Retry, it sounds like you agree with me. Loading an ammo type the gauss rifle isnt meant to fire is reckless, like the Iowa gun supercharge. And like the Iowa gun, its a completely preventable issue--dont experiment with weird ammo loads in your gun, and your gun will be happy! Recklessly loading the wrong ammo into a gauss rifle thus seems to check out as potentially exploding the gun.
As for jam and BV, yes jam on ultras is a bad mechanic for BV balancing, simply because while we could have appropriately discounted the ultras with the BV formula, the designers didnt. That doesnt make jamming on a 2 bad, it just makes jamming on a 2 a poor risk reward BV balance issue, because there is no reward for the jam chance (which, with BV, would be a BV discount reward for using a weapon with the jamming flaw). Back when we balanced with tonnage 30 years ago, the nominal balance was that an ultra did more damage for the tonnage. However now that we balance with BV, ultras specifically have fallen way off as a weapon.

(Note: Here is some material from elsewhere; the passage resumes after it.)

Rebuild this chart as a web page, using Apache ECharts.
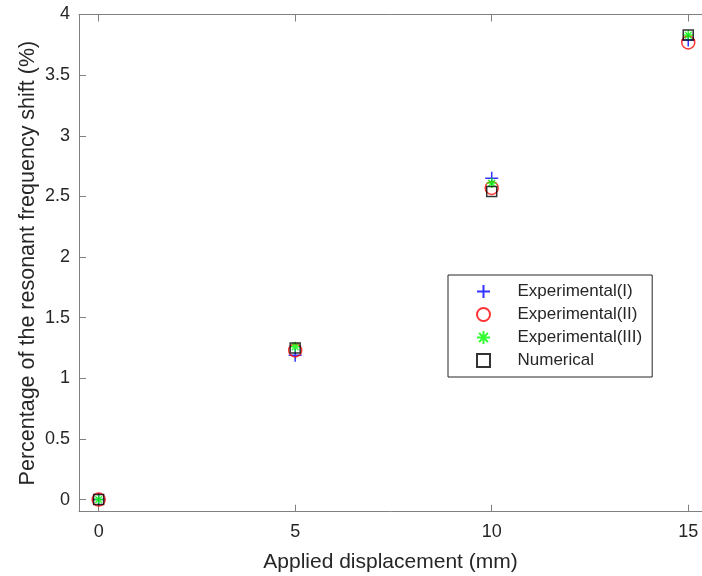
<!DOCTYPE html>
<html>
<head>
<meta charset="utf-8">
<script src="https://cdn.jsdelivr.net/npm/echarts@6/dist/echarts.min.js"></script>
<style>
html,body{margin:0;padding:0;background:#fff;}
#main{width:702px;height:576px;}
</style>
</head>
<body>
<div id="main"></div>
<script>
var xValues = [0, 5, 10, 15];
var expI = [0, 1.19, 2.65, 3.79];
var expII = [0, 1.23, 2.57, 3.77];
var expIII = [0, 1.26, 2.61, 3.83];
var numerical = [0, 1.25, 2.54, 3.83];
var xTicks = [0, 5, 10, 15];
var yTicks = [0, 0.5, 1, 1.5, 2, 2.5, 3, 3.5, 4];
var seriesNames = ['Experimental(I)', 'Experimental(II)', 'Experimental(III)', 'Numerical'];

function pairs(vals) { return xValues.map(function (x, i) { return [x, vals[i]]; }); }

var FONT = '"Liberation Sans", Arial, sans-serif';
var AX = '#808080';
var TXT = '#262626';

var PLUS = 'path://M6,0L6,12M0,6L12,6';
var STAR = 'path://M5,0L5,10M0,5L10,5M1.6,1.6L8.4,8.4M1.6,8.4L8.4,1.6';
var SQUARE = 'path://M0,0L10,0L10,10L0,10Z';

var chart = echarts.init(document.getElementById('main'), null, {renderer: 'canvas'});

var xAxisBase = {
  type: 'value', min: -0.5, max: 15.35,
  axisLine: {show: true, onZero: false, lineStyle: {color: AX, width: 1}},
  axisTick: {show: true, inside: true, length: 7, customValues: xTicks, lineStyle: {color: AX}},
  splitLine: {show: false}
};

chart.setOption({
  animation: false,
  textStyle: {fontFamily: FONT},
  grid: {left: 79, right: 0, top: 14.5, bottom: 64.3, containLabel: false, outerBoundsMode: 'none'},
  xAxis: [
    Object.assign({}, xAxisBase, {
      position: 'bottom',
      name: 'Applied displacement (mm)',
      nameLocation: 'middle', nameGap: 40, nameMoveOverlap: false,
      nameTextStyle: {fontSize: 21, color: TXT, fontFamily: FONT},
      axisLabel: {show: true, customValues: xTicks, fontSize: 18, color: TXT, margin: 11, fontFamily: FONT}
    }),
    Object.assign({}, xAxisBase, {
      position: 'top',
      axisLabel: {show: false}
    })
  ],
  yAxis: {
    type: 'value', min: -0.1, max: 4,
    name: 'Percentage of the resonant frequency shift (%)',
    nameLocation: 'middle', nameGap: 40, nameMoveOverlap: false,
    nameTextStyle: {fontSize: 21.5, color: TXT, fontFamily: FONT},
    axisLine: {show: true, onZero: false, lineStyle: {color: AX, width: 1}},
    axisTick: {show: true, inside: true, length: 7, customValues: yTicks, lineStyle: {color: AX}},
    axisLabel: {show: true, customValues: yTicks, fontSize: 18, color: TXT, margin: 9, fontFamily: FONT},
    splitLine: {show: false}
  },
  legend: {
    orient: 'vertical',
    left: 448, top: 275,
    backgroundColor: '#fff',
    borderColor: '#262626', borderWidth: 1,
    padding: [8, 10, 8, 28],
    itemWidth: 58, itemHeight: 13, itemGap: 6,
    textStyle: {fontSize: 17, color: TXT, fontFamily: FONT},
    data: [
      {name: seriesNames[0]},
      {name: seriesNames[1]},
      {name: seriesNames[2], icon: STAR},
      {name: seriesNames[3], icon: SQUARE}
    ]
  },
  series: [
    {
      name: seriesNames[0], type: 'scatter', data: pairs(expI),
      symbol: PLUS, symbolSize: 13,
      itemStyle: {color: 'transparent', borderColor: '#0000ff', borderWidth: 1.5}
    },
    {
      name: seriesNames[1], type: 'scatter', data: pairs(expII),
      symbol: 'circle', symbolSize: 13,
      itemStyle: {color: 'transparent', borderColor: '#ff0000', borderWidth: 1.5}
    },
    {
      name: seriesNames[2], type: 'scatter', data: pairs(expIII),
      symbol: STAR, symbolSize: 10,
      itemStyle: {color: 'transparent', borderColor: '#00ff00', borderWidth: 1.5}
    },
    {
      name: seriesNames[3], type: 'scatter', data: pairs(numerical),
      symbol: SQUARE, symbolSize: 10,
      itemStyle: {color: 'transparent', borderColor: '#000000', borderWidth: 1.5}
    }
  ]
});
</script>
</body>
</html>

The reward here is giving flak to gauss, or anti-infantry to gauss, where that capacity did not exist before. Sure you can make it free, likewise you can increase the damage to 20 for free, but its more in spirit IMHO that a bonus like flak or AI gets countered by a drawback like jam/explosions, seeing as its a completely optional ammo type that can only see play in narrative games since its a fan creation. If my opponent asked to have an AI infantry or flak gauss round for their Wardog, I know I would be WAY more likely to say yes if it came with a drawback. The same drawback, in my example, as the 'rapid fire standard autocannons', cause its an established 'risk/reward' in the tac ops book so I borrowed that. If its a less harsh drawback then that, Im most likely not going to be happy allowing the Wardog to wreck infantry and aircraft with alternate gauss ammo. A .3% failure risk, in a 10 turn game of battletech, is impossibly low even if realistic. We'd have to play 33 games to see it fail once. A 1/36 though I will likely see in my lifetime however.
I played with 3 ultras last month in my list, 2 20s and a 10, played 6 games, and I jammed once and only with the 10. And it sucked! But it was only 1 jam in 6 games. It felt totally reasonable despite it sucking when it happened. I hit 4 shots with the 2 20s 2 times total across the 6 games, and that felt more amazing then the 1 time I jammed. For the BV, I would have been better off with 3 gauss rifles 100%, but it was for fun.
So anyway, the point is a 1/36 'bad thing' happening isnt the end of the world in battletech, because of the game's nature. Its very different in 'wargame: red dragon' style simulations.